Karısının Cariyesiyle Cima Yapan Kimse Hakkında
20. Bâb—Karısının Cariyesiyle Cima Yapan Kimse Hakkında
2384. Bize Yahya b. Hammâd haber verip (dedi ki), bize Ebân b. Yezid, Kata de'den rivâyet etti ki, O şöyle demiş. Bana Halid b. Arfata, Habib b. Salim'den (naklederek) yazdı ki, bir delikanlıya "Kurkûr (Uzun Gemi)" lakabı verilmişti. "İşte bu (delikanlı birgün) karısının cariyesi ile cima yapmıştı da O, en-Nu'mân b. Beşir'in huzuruna çıkarılmıştı. (En-Nu'man) şöyle demişti: "Andolsun ki, onun hakkında kurtarıcı bir hüküm vereceğim: Eğer (karısı cariyesini) ona helâl kılmış idiyse, ona yüz sopa vururum, helâl kılmamış idiyse onu recmederim!" Bunun üzerine (delikanlının karısına); "kocan (cariyenle cima hususunda izinli midir?)" denilmiş, o da; "ben hakikaten onu ona helâl kılmıştım!" demişti. (En-Nu'man) da ona yüz sopa vurmuştu. Yahya dedi ki, bu (Hadis) Hazret-i Peygamber'e (sallallahü aleyhi ve sellem) nisbet edilir.

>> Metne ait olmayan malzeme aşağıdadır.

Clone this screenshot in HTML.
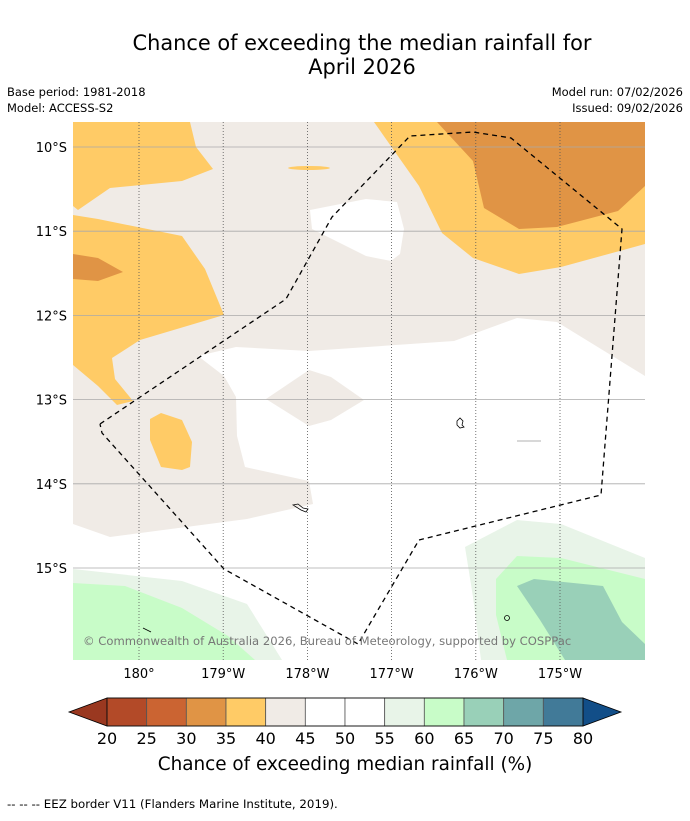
<!DOCTYPE html>
<html><head><meta charset="utf-8"><style>
body{margin:0;background:#fff;width:690px;height:816px;overflow:hidden;font-family:"Liberation Sans","DejaVu Sans",sans-serif}
svg text{font-family:"DejaVu Sans","Liberation Sans",sans-serif}
</style></head><body>
<svg width="690" height="816" viewBox="0 0 690 816">
<rect width="690" height="816" fill="#fff"/>
<text x="362" y="50" font-size="20.9" text-anchor="middle">Chance of exceeding the median rainfall for</text>
<text x="362" y="74" font-size="20.9" text-anchor="middle">April 2026</text>
<text x="7" y="96" font-size="11.5">Base period: 1981-2018</text>
<text x="7" y="112" font-size="11.5">Model: ACCESS-S2</text>
<text x="683" y="96" font-size="11.5" text-anchor="end">Model run: 07/02/2026</text>
<text x="683" y="112" font-size="11.5" text-anchor="end">Issued: 09/02/2026</text>

<defs><clipPath id="mc"><rect x="73" y="122" width="572" height="538"/></clipPath></defs>
<g clip-path="url(#mc)">
<rect x="73" y="122" width="572" height="538" fill="#f0ebe6"/>
<polygon fill="#ffcb66" points="73,122 190,122 196,147 213,169 182,181 110,188 78,210 73,206"/>
<polygon fill="#ffcb66" points="73,215 98,219 182,236 205,269 224,315 140,340 112,358 115,379 133,401 117,405 98,386 73,365"/>
<polygon fill="#e09445" points="73,254 98,258 123,272 98,281 73,279"/>
<polygon fill="#ffcb66" points="150,419 161,413 182,420 192,442 190,467 182,470 161,467 150,440"/>
<ellipse cx="309" cy="168" rx="21" ry="2" fill="#ffcb66"/>
<polygon fill="#ffcb66" points="374,122 645,122 645,244 561,267 519,274 473,258 442,233 419,186"/>
<polygon fill="#e09445" points="437,122 645,122 645,186 618,211 557,227 519,229 484,208 473,161"/>
<polygon fill="#fff" points="310,210 366,199 397,202 404,229 400,254 391,261 366,256 312,229"/>
<polygon fill="#fff" points="198,356 236,347 309,351 454,341 517,318 557,322 645,376 645,660 73,660 73,524 110,537 247,519 313,504 309,481 245,467 237,436 236,397 224,376"/>
<polygon fill="#f0ebe6" points="266,399 309,370 331,377 364,400 331,420 309,426"/>
<polygon fill="#e8f4e8" points="73,569 182,581 247,604 282,660 73,660"/>
<polygon fill="#c8fcc8" points="73,583 125,586 182,608 228,636 255,660 73,660"/>
<polygon fill="#e8f4e8" points="465,547 517,520 561,524 645,558 645,660 481,660 473,597"/>
<polygon fill="#c8fcc8" points="496,579 517,556 561,558 645,579 645,660 507,660 496,615"/>
<polygon fill="#99d0b8" points="517,586 534,579 603,586 622,622 645,644 645,660 565,660 540,620"/>
<g stroke="#aaa" stroke-width="0.8" id="hgrid"></g>
<g stroke="#555" stroke-width="0.8" stroke-dasharray="1,2" id="vgrid"></g>
<g fill="none" stroke="#000" stroke-width="0.8">
<path d="M457,421 l3,-3 3,3 -1,4 2,2 -4,1 -3,-3z"/>
<path d="M293,505 l5,-1 5,4 5,1 -2,3 -5,-2z"/>
<circle cx="507" cy="618" r="2.5"/>
<path d="M143,628 l8,4"/>
<path d="M517,441 l24,0" stroke="#999"/>
</g>
<polyline fill="none" stroke="#000" stroke-width="1.3" stroke-dasharray="5,4" points="100,424 286,299 332,217 410,136 473,132 511,138 622,229 601,495 419,540 358,644 224,569 102,433 100,424"/>
<text x="83" y="645" font-size="11.6" fill="#777">© Commonwealth of Australia 2026, Bureau of Meteorology, supported by COSPPac</text>
</g>
<g id="axlabels" font-size="13"></g>
<g id="cbar"></g>
<text x="345" y="770" font-size="18.4" text-anchor="middle">Chance of exceeding median rainfall (%)</text>
<text x="7" y="808" font-size="11.8">--  --  -- EEZ border V11 (Flanders Marine Institute, 2019).</text>
</svg>
<script>
const latLabels=["10°S","11°S","12°S","13°S","14°S","15°S"];
const latValues=[10,11,12,13,14,15];
const lonLabels=["180°","179°W","178°W","177°W","176°W","175°W"];
const lonValues=[180,179,178,177,176,175];
const binEdges=[20,25,30,35,40,45,50,55,60,65,70,75,80];
const binColors=["#b34a28","#cb6432","#e09445","#ffcb66","#f0ebe6","#ffffff","#ffffff","#e8f4e8","#c8fcc8","#99d0b8","#6ea6a8","#417a98"];
const NS="http://www.w3.org/2000/svg";
const yLat=v=>147+(v-10)*84.2;
const xLon=v=>139+(180-v)*84.2;
const hg=document.getElementById('hgrid'),vg=document.getElementById('vgrid'),ax=document.getElementById('axlabels');
latValues.forEach((v,i)=>{
 const l=document.createElementNS(NS,'line');
 l.setAttribute('x1',73);l.setAttribute('x2',645);l.setAttribute('y1',yLat(v));l.setAttribute('y2',yLat(v));
 
 
 hg.appendChild(l);
 const t=document.createElementNS(NS,'text');
 t.setAttribute('x',67);t.setAttribute('y',yLat(v)+5);t.setAttribute('text-anchor','end');t.textContent=latLabels[i];
 
 
 ax.appendChild(t);
});
lonValues.forEach((v,i)=>{
 const l=document.createElementNS(NS,'line');
 l.setAttribute('y1',122);l.setAttribute('y2',660);l.setAttribute('x1',xLon(v));l.setAttribute('x2',xLon(v));
 
 
 vg.appendChild(l);
 const t=document.createElementNS(NS,'text');
 t.setAttribute('x',xLon(v));t.setAttribute('y',678);t.setAttribute('text-anchor','middle');t.textContent=lonLabels[i];
 
 
 ax.appendChild(t);
});
const cb=document.getElementById('cbar');
const x0=107,x1=583,y0=698,h=28;
const xv=v=>x0+(v-binEdges[0])/(binEdges[binEdges.length-1]-binEdges[0])*(x1-x0);
const lt=document.createElementNS(NS,'polygon');
lt.setAttribute('points',`${x0},${y0} 69,${y0+h/2} ${x0},${y0+h}`);lt.setAttribute('fill','#9a3820');lt.setAttribute('stroke','#000');lt.setAttribute('stroke-width','0.8');


cb.appendChild(lt);
const rt=document.createElementNS(NS,'polygon');
rt.setAttribute('points',`${x1},${y0} 621,${y0+h/2} ${x1},${y0+h}`);rt.setAttribute('fill','#124e88');rt.setAttribute('stroke','#000');rt.setAttribute('stroke-width','0.8');


cb.appendChild(rt);
binColors.forEach((c,i)=>{
 const r=document.createElementNS(NS,'rect');
 r.setAttribute('x',xv(binEdges[i]));r.setAttribute('y',y0);r.setAttribute('width',xv(binEdges[i+1])-xv(binEdges[i]));r.setAttribute('height',h);
 r.setAttribute('fill',c);r.setAttribute('stroke','#555');r.setAttribute('stroke-width','0.8');
 
 
 cb.appendChild(r);
});
const fr=document.createElementNS(NS,'rect');
fr.setAttribute('x',x0);fr.setAttribute('y',y0);fr.setAttribute('width',x1-x0);fr.setAttribute('height',h);fr.setAttribute('fill','none');fr.setAttribute('stroke','#000');fr.setAttribute('stroke-width','0.8');


cb.appendChild(fr);
binEdges.forEach(v=>{
 const t=document.createElementNS(NS,'text');
 t.setAttribute('x',xv(v));t.setAttribute('y',744);t.setAttribute('text-anchor','middle');t.setAttribute('font-size','16');t.textContent=v;
 
 
 cb.appendChild(t);
});
</script>
</body></html>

2385. Bize Sadaka ibnu’l-Fadl rivâyet edip (dedi ki), bize Muhammed b. Ca'fer, Şu'be'den, (O) Ebû Bişr'den, (O) Halid b. Arfata'dan, (O) Habib b. Sâlim'den, (O) en-Nu'man b. Beşir'den, (O da) Hazret-i Peygamber'den (sallallahü aleyhi ve sellem) (naklen) onun, (yani bir önceki Hadisin) benzerini rivâyet etti.
٢٠- باب فِيمَنْ يَقَعُ عَلَى جَارِيَةِ امْرَأَتِهِ
٢٣٨٤ - أَخْبَرَنَا يَحْيَى بْنُ حَمَّادٍ حَدَّثَنَا أَبَانُ بْنُ يَزِيدَ عَنْ قَتَادَةَ قَالَ : كَتَبَ إِلَىَّ خَالِدُ بْنُ عُرْفُطَةَ عَنْ حَبِيبِ بْنِ سَالِمٍ : أَنَّ غُلاَماً كَانَ يُنْبَزُ قُرْقُوراً ، فَوَقَعَ عَلَى جَارِيَةِ امْرَأَتِهِ فَرُفِعَ إِلَى النُّعْمَانِ بْنِ بَشِيرٍ ، فَقَالَ : لأَقْضِيَنَّ فِيهِ بِقَضَاءٍ شَافٍ ، إِنْ كَانَتْ أَحَلَّتْهَا لَهُ جَلَدْتُهُ مِائَةً ، وَإِنْ كَانَتْ لَمْ تُحِلَّهَا لَهُ رَجَمْتُهُ. فَقِيلَ لَهَا : زَوْجُكِ. فَقَالَتْ : إِنِّى قَدْ أَحْلَلْتُهَا لَهُ فَضَرَبَهُ مِائَةً. قَالَ يَحْيَى : هُوَ مَرْفُوعٌ.
٢٣٨٥ - أَخْبَرَنَا صَدَقَةُ بْنُ الْفَضْلِ أَخْبَرَنَا مُحَمَّدُ بْنُ جَعْفَرٍ عَنْ شُعْبَةَ عَنْ أَبِى بِشْرٍ عَنْ خَالِدِ بْنِ عُرْفُطَةَ عَنْ حَبِيبِ بْنِ سَالِمٍ عَنِ النُّعْمَانِ بْنِ بَشِيرٍ عَنِ النَّبِىِّ -صلّى اللّه عليه وسلّم- نَحْوَهُ.